Following the Reformation, the interior was partitioned with stone walls to meet the needs of numerous congregations. By 1699, St Giles’ embodied four churches in one while also acting, in part, as a prison, and a meeting place for Parliament and other secular activities, which all affected its layout. 

The most significant changes came with the William Burn Restoration of 1829 to 1833 when the church was encased in the grey sandstone visible today; and in 1871, when William Hay, hired by Sir William Chambers, removed the partition walls. 
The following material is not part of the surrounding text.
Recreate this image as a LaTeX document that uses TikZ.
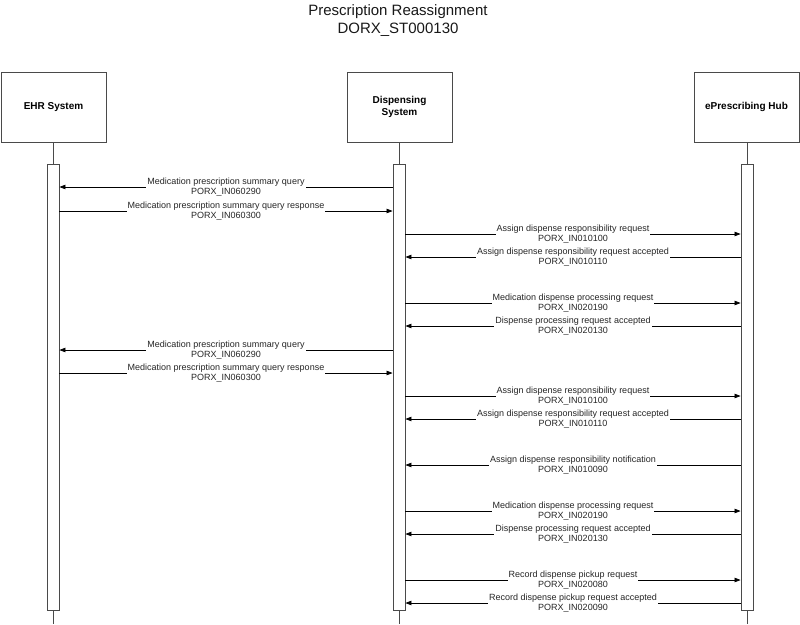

New stained-glass windows arrived during the Victorian period and into the early 20th century, while the most significant development of the last century included the addition of the ornate Thistle Chapel. 

Thistle Chapel 

St giles' cathedral thistle chapel
The incredibly ornate Thistle Chapel was added in the early 20th century. Credit: susanne kremer/4Corners Images

Constructed in 1911, this private chapel is the opulent home of the Order of the Thistle. The order, formed of 16 knights and ladies led by the sovereign, is the most prestigious order in Scotland. Although thought to have originated in the 15th century, if not earlier, the current order dates from 1687 during the reign of King James VII. 

The chapel is small and the wood dark with a heavy atmosphere but the detail is astonishing. From the remarkable stone ceiling, colourful clan plaques and pews carved from Scottish oak to the sandstone walls and floor inlaid with granite and marble, it’s packed with symbolism, including St Giles’ now-famous carved angels with bagpipes.

St Giles’ Cathedral today

The Edinburgh of today is completely unrecognisable from the one in which St Giles’ Cathedral was founded at the eastern edge of the city’s limits. It has evolved through 900 years of change, much of it turbulent. 
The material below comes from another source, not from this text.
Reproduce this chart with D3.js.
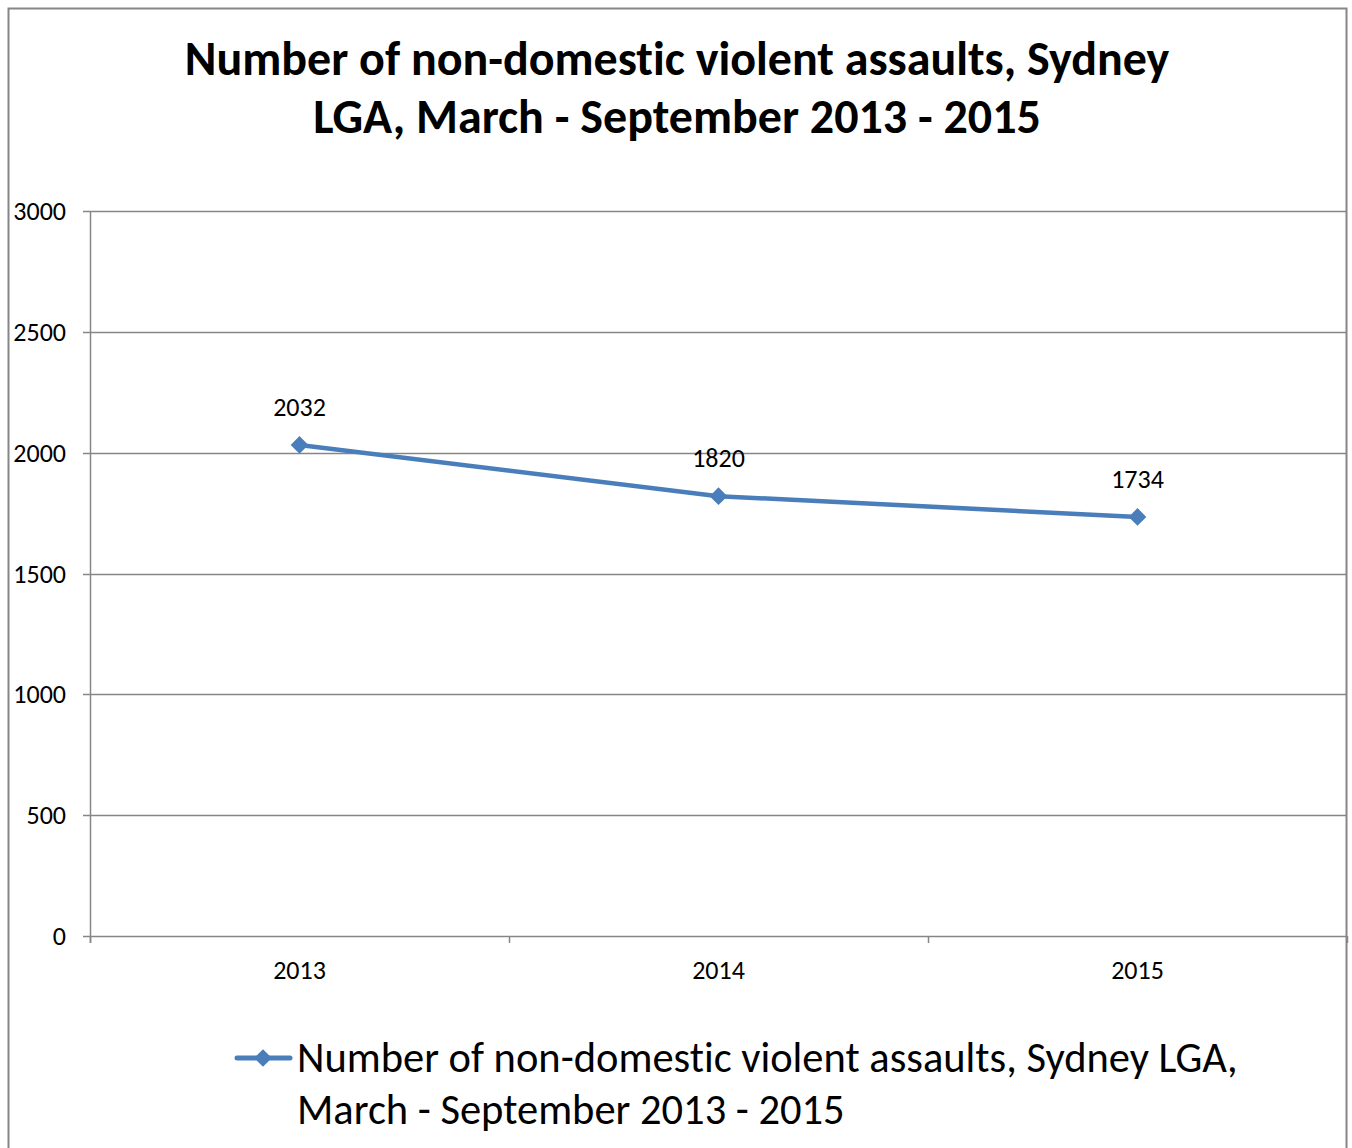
<!DOCTYPE html>
<html><head><meta charset="utf-8">
<script src="https://cdn.jsdelivr.net/npm/d3@7/dist/d3.min.js"></script>
<style>body{margin:0;background:#fff}svg{display:block}text{font-variant-ligatures:none;font-feature-settings:"liga" 0,"clig" 0}</style>
</head><body>
<script>
const categories = ["2013", "2014", "2015"];
const values = [2032, 1820, 1734];
const yTicks = [0, 500, 1000, 1500, 2000, 2500, 3000];
const titleLines = ["Number of non-domestic violent assaults, Sydney", "LGA, March - September 2013 - 2015"];
const legendLines = ["Number of non-domestic violent assaults, Sydney LGA,", "March - September 2013 - 2015"];

(function () {
const W = 1352, H = 1148;
const svg = d3.select("body").append("svg").attr("width", W).attr("height", H);
const font = "Carlito, Calibri, 'Open Sans', sans-serif";
const grey = "#868686";
const blue = "#4A7EBB";

// outer border
svg.append("rect").attr("x", 8.5).attr("y", 8.5).attr("width", 1338).attr("height", 1160)
  .attr("fill", "#fff").attr("stroke", grey).attr("stroke-width", 2);

const pLeft = 90, pRight = 1347, pTop = 211, pBottom = 936;
const x = d3.scaleBand().domain(categories).range([pLeft, pRight]);
const y = d3.scaleLinear().domain([0, 3000]).range([pBottom, pTop]);

// gridlines
svg.append("g").selectAll("line").data(yTicks).join("line")
  .attr("x1", pLeft - 7).attr("x2", pRight).attr("y1", d => Math.round(y(d)) + 0.5).attr("y2", d => Math.round(y(d)) + 0.5)
  .attr("stroke", grey).attr("stroke-width", 1.5);

// y axis line
svg.append("line").attr("x1", pLeft + 0.5).attr("x2", pLeft + 0.5).attr("y1", pTop).attr("y2", pBottom + 7)
  .attr("stroke", grey).attr("stroke-width", 1.5);

// x ticks at band edges
const edges = categories.map(c => x(c)).concat([pRight]);
svg.append("g").selectAll("line").data(edges).join("line")
  .attr("x1", d => Math.round(d) + 0.5).attr("x2", d => Math.round(d) + 0.5).attr("y1", pBottom).attr("y2", pBottom + 7)
  .attr("stroke", grey).attr("stroke-width", 1.5);

// y labels
svg.append("g").selectAll("text").data(yTicks).join("text")
  .attr("x", 66).attr("y", d => y(d) + 9).attr("text-anchor", "end")
  .attr("font-family", font).attr("font-size", 26).attr("fill", "#000").text(d => d);

// x labels
svg.append("g").selectAll("text").data(categories).join("text")
  .attr("x", d => x(d) + x.bandwidth() / 2).attr("y", 979).attr("text-anchor", "middle")
  .attr("font-family", font).attr("font-size", 26).attr("fill", "#000").text(d => d);

// title
svg.append("g").selectAll("text").data(titleLines).join("text")
  .attr("x", 677).attr("y", (d, i) => 75 + i * 58).attr("text-anchor", "middle")
  .attr("font-family", font).attr("font-weight", "bold").attr("font-size", 48)
  .attr("fill", "#000").text(d => d);

// line
const pts = categories.map((c, i) => [x(c) + x.bandwidth() / 2, y(values[i])]);
svg.append("path").attr("d", d3.line()(pts)).attr("fill", "none").attr("stroke", blue)
  .attr("stroke-width", 4.5).attr("stroke-linejoin", "round");

const diamond = d3.symbol().type(d3.symbolDiamond2).size(200);
svg.append("g").selectAll("path").data(pts).join("path")
  .attr("d", diamond).attr("transform", d => `translate(${d[0]},${d[1]})`).attr("fill", blue);

// data labels
svg.append("g").selectAll("text").data(pts).join("text")
  .attr("x", d => d[0]).attr("y", d => d[1] - 29).attr("text-anchor", "middle")
  .attr("font-family", font).attr("font-size", 26).attr("fill", "#000").text((d, i) => values[i]);

// legend
svg.append("line").attr("x1", 237).attr("x2", 290).attr("y1", 1058).attr("y2", 1058)
  .attr("stroke", blue).attr("stroke-width", 5).attr("stroke-linecap", "round");
svg.append("path").attr("d", diamond).attr("transform", "translate(263,1058)").attr("fill", blue);
svg.append("g").selectAll("text").data(legendLines).join("text")
  .attr("x", 297).attr("y", (d, i) => 1072 + i * 52)
  .attr("font-family", font).attr("font-size", 42.5).attr("fill", "#000").text(d => d);
})();
</script>
</body></html>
From the Reformation and union to wars civil and beyond, it has also hosted countless religious and royal ceremonies. Most recently, Queen Elizabeth II lay in state while some 33,000 people streamed through its doors to pay their respects to Britain’s longest-serving monarch. 

However, it’s not all about what has been. Interim moderator and locum minister Reverend Dr George Whyte says of the anniversary: “We’re trying to look forward. We’re using the occasion to stretch for the future as well as celebrate the past.” To this end, the kirk is hosting numerous events and displays for all to experience.

Writing in 1889, minister and author James Cameron Lees said of St Giles’ famous steeple: “Edinburgh would not be Edinburgh without it,” a sentiment that rings true today and inevitably will in centuries to come, too.